There is a fascinating article by William Finnegan in the March 25 edition of The New Yorker about Australia’s richest, and probably most unpleasant, person, mining magnate Gina Rinehart. Buried in the account of her rise to further riches, as a result of her father Lang Hancock’s iron-ore empire, is a compelling insight into how Australia has enjoyed, despite the great recession, 21 straight years of sustained economic growth and running up big national debts to sustain its generous welfare provisions. It is also a high-wage country, whose minimum wage in US dollars is twice the federal minimum wage in the US. Yet its export growth and prosperity is significantly dependent on its mineral resources. In a word, it offers three basic factors that are glaringly absent here and in neighbouring jurisdictions: high efficiency, low sovereign risk and excellent infrastructure.
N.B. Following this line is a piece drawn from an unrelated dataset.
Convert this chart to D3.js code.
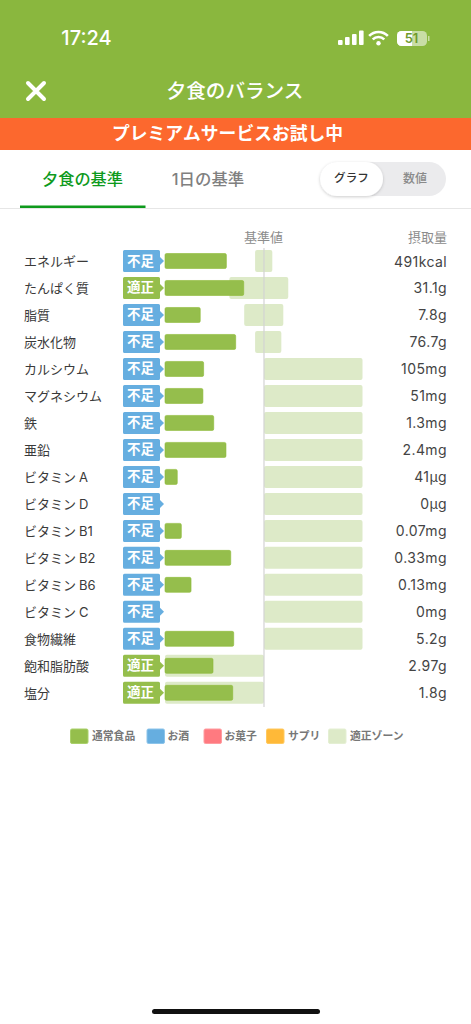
<!DOCTYPE html>
<html lang="ja"><head><meta charset="utf-8">
<script src="https://d3js.org/d3.v7.min.js"></script>
<style>
html,body{margin:0;padding:0;background:#fff}
svg{display:block}
text{font-family:Inter,"Noto Sans CJK JP","Noto Sans",sans-serif}
</style></head><body><svg id="c" width="471" height="1024" viewBox="0 0 471 1024"></svg>
<script>
const nutrients=["エネルギー","たんぱく質","脂質","炭水化物","カルシウム","マグネシウム","鉄","亜鉛","ビタミンA","ビタミンD","ビタミンB1","ビタミンB2","ビタミンB6","ビタミンC","食物繊維","飽和脂肪酸","塩分"];
const statuses=["不足","適正","不足","不足","不足","不足","不足","不足","不足","不足","不足","不足","不足","不足","不足","適正","適正"];
const percents=[62,79.5,35.6,71.4,39,38.3,49.2,61.6,12.4,0,16.5,66.4,26.3,0,69.4,48.5,68.4];
const zoneLow=[91,65,80,91,100,100,100,100,100,100,100,100,100,100,100,0,0];
const zoneHigh=[108.4,124.5,119.5,117.5,199.5,199.5,199.5,199.5,199.5,199.5,199.5,199.5,199.5,199.5,199.5,100,100];
const intakes=["491kcal","31.1g","7.8g","76.7g","105mg","51mg","1.3mg","2.4mg","41µg","0µg","0.07mg","0.33mg","0.13mg","0mg","5.2g","2.97g","1.8g"];
const legendNames=["通常食品","お酒","お菓子","サプリ","適正ゾーン"];
const legendFills=["#95BE4C","#66AEE0","#FF7A80","#FFB938","#DDEAC8"];
const legendStrokes=["#A9D06A","#8CC4EA","#FF9CA0","#FFC95F","#E4EFD3"];
const legendX=[70,146.5,203.5,266,328];

const svg=d3.select("#c");
const GREEN="#8AB73E", BAR="#95BE4C", BLUE="#66AEE0", ZONE="#DDEAC8";
const txt=(x,y,s,size,fill,w=400,anchor="start",ls=0)=>svg.append("text").attr("x",x).attr("y",y).attr("font-size",size).attr("fill",fill).attr("font-weight",w).attr("text-anchor",anchor).attr("dominant-baseline","central").attr("letter-spacing",ls).text(s);

// Header
svg.append("rect").attr("width",471).attr("height",118).attr("fill",GREEN);
svg.append("rect").attr("y",118).attr("width",471).attr("height",32).attr("fill","#FC682E");
txt(86.5,37.5,"17:24",20,"#fff",500,"middle");
[[338,5],[345,8],[352,11],[359,14.5]].forEach(([x,h])=>svg.append("rect").attr("x",x).attr("y",45-h).attr("width",4.6).attr("height",h).attr("rx",1).attr("fill","#fff"));
const wifi=svg.append("g").attr("transform","translate(378.5,45)").attr("fill","none").attr("stroke","#fff").attr("stroke-width",2.6);
[13,8].forEach(r=>wifi.append("path").attr("d",d3.arc()({innerRadius:r,outerRadius:r,startAngle:-0.8,endAngle:0.8})));
wifi.append("circle").attr("r",2.2).attr("cy",-1.8).attr("fill","#fff").attr("stroke","none");
svg.append("rect").attr("x",397).attr("y",31).attr("width",30).attr("height",15).attr("rx",4.5).attr("fill","#C9DDA6");
svg.append("path").attr("d","M401.5 31H412V46H401.5a4.5 4.5 0 0 1-4.5-4.5V35.5a4.5 4.5 0 0 1 4.5-4.5z").attr("fill","#fff");
svg.append("rect").attr("x",428).attr("y",36).attr("width",1.5).attr("height",5).attr("fill","#C9DDA6");
txt(411.5,38,"51",13,"#6f9a2c",600,"middle");
svg.append("path").attr("d","M28 83L44 99M44 83L28 99").attr("stroke","#fff").attr("stroke-width",4).attr("stroke-linecap","round");
txt(235,90.5,"夕食のバランス",19.6,"#fff",500,"middle");
txt(227.5,133.5,"プレミアムサービスお試し中",17.8,"#fff",700,"middle");

// Tabs
txt(82.5,179,"夕食の基準",16.2,"#0E9A1C",500,"middle");
txt(208,179,"1日の基準",16.4,"#808080",500,"middle");
svg.append("rect").attr("y",208).attr("width",471).attr("height",1).attr("fill","#E6E6E6");
svg.append("rect").attr("x",20).attr("y",205.5).attr("width",125.5).attr("height",2.5).attr("fill","#0E9A1C");
svg.append("defs").html('<filter id="s" x="-20%" y="-30%" width="140%" height="160%"><feDropShadow dx="0" dy="1" stdDeviation="1.6" flood-color="#000" flood-opacity=".2"/></filter>');
svg.append("rect").attr("x",320).attr("y",162).attr("width",126).attr("height",34).attr("rx",17).attr("fill","#EBEBED");
svg.append("rect").attr("x",320).attr("y",162).attr("width",63).attr("height",34).attr("rx",17).attr("fill","#fff").attr("filter","url(#s)");
txt(351.5,178,"グラフ",11.6,"#333",500,"middle");
txt(415,178,"数値",12,"#8a8a8a",500,"middle");

// Chart
const rows=nutrients.map((n,i)=>({n,i,s:statuses[i],p:percents[i],lo:zoneLow[i],hi:zoneHigh[i],v:intakes[i]}));
const x=d3.scaleLinear().domain([0,100]).range([165,264]);
const y=d3.scalePoint().domain(nutrients).range([261,692.8]);

txt(263.5,236.5,"基準値",13,"#8c8c8c",400,"middle");
txt(447,236.5,"摂取量",13,"#8c8c8c",400,"end");

svg.append("g").selectAll("rect").data(rows).join("rect")
 .attr("x",d=>x(d.lo)).attr("width",d=>x(d.hi)-x(d.lo))
 .attr("y",d=>y(d.n)-11).attr("height",22).attr("rx",2).attr("fill",ZONE);

svg.append("line").attr("x1",x(100)).attr("x2",x(100)).attr("y1",248).attr("y2",707).attr("stroke","#D3D3D3").attr("stroke-width",1.2);

svg.append("g").selectAll("rect").data(rows.filter(d=>d.p>0)).join("rect")
 .attr("x",x(0)).attr("width",d=>x(d.p)-x(0))
 .attr("y",d=>y(d.n)-7.5).attr("height",15).attr("rx",1.5).attr("fill",BAR).attr("stroke","#8DBB35").attr("stroke-width",.6);

const labels=svg.append("g").selectAll("text").data(rows).join("text")
 .attr("x",24).attr("y",d=>y(d.n)).attr("dominant-baseline","central")
 .attr("font-size",13).attr("fill","#3a3a3a");
labels.each(function(d){
 const m=d.n.match(/^(ビタミン)(.+)$/), t=d3.select(this);
 if(m){t.append("tspan").text(m[1]);t.append("tspan").attr("dx",3).text(m[2]);}
 else t.text(d.n);
});

const tag=svg.append("g").selectAll("g").data(rows).join("g").attr("transform",d=>`translate(123,${y(d.n)})`);
tag.append("path").attr("d","M1.5-11H35.5a1.5 1.5 0 0 1 1.5 1.5V-4L41 0L37 4V9.5a1.5 1.5 0 0 1-1.5 1.5H1.5a1.5 1.5 0 0 1-1.5-1.5V-9.5a1.5 1.5 0 0 1 1.5-1.5z")
 .attr("fill",d=>d.s==="不足"?BLUE:BAR);
tag.append("text").attr("x",17.5).attr("y",-0.5).attr("text-anchor","middle").attr("dominant-baseline","central")
 .attr("font-size",13.5).attr("font-weight",700).attr("fill","#fff").text(d=>d.s);

svg.append("g").selectAll("text").data(rows).join("text")
 .attr("x",447).attr("y",d=>y(d.n)).attr("text-anchor","end").attr("dominant-baseline","central")
 .attr("font-size",14).attr("letter-spacing",.4).attr("fill","#444").text(d=>d.v);

// Legend
legendNames.forEach((n,i)=>{
 svg.append("rect").attr("x",legendX[i]+.5).attr("y",729).attr("width",17.5).attr("height",14.5).attr("rx",1.5).attr("fill",legendFills[i]).attr("stroke",legendStrokes[i]).attr("stroke-width",1);
 txt(legendX[i]+(i===1||i===2?21:22),736,n,10.8,"#777",700);
});

svg.append("rect").attr("x",152).attr("y",1009).attr("width",168).attr("height",5).attr("rx",2.5).attr("fill","#111");
</script></body></html>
Addressing the relative attractiveness and disadvantages of a developed versus frontier places of doing business, Finnegan offers this comparison: "The idea, a threat really, much repeated — that the mining multinationals will soon pick up and leave (Australia) for Africa in search of cheaper labour — ignores basic factors such as efficiency, infrastructure and sovereign risk."

He reminds readers and investors, that in January, Rio Tinto was forced to write off a $3bn investment in coal in Mozambique, largely because of infrastructure problems. It also cost the CEO his job.

Our policy makers and regulators can’t do much about the rise and later debunking of academic economic debates. But they sure can, and must, fix the risk sovereign factors which attach to our country.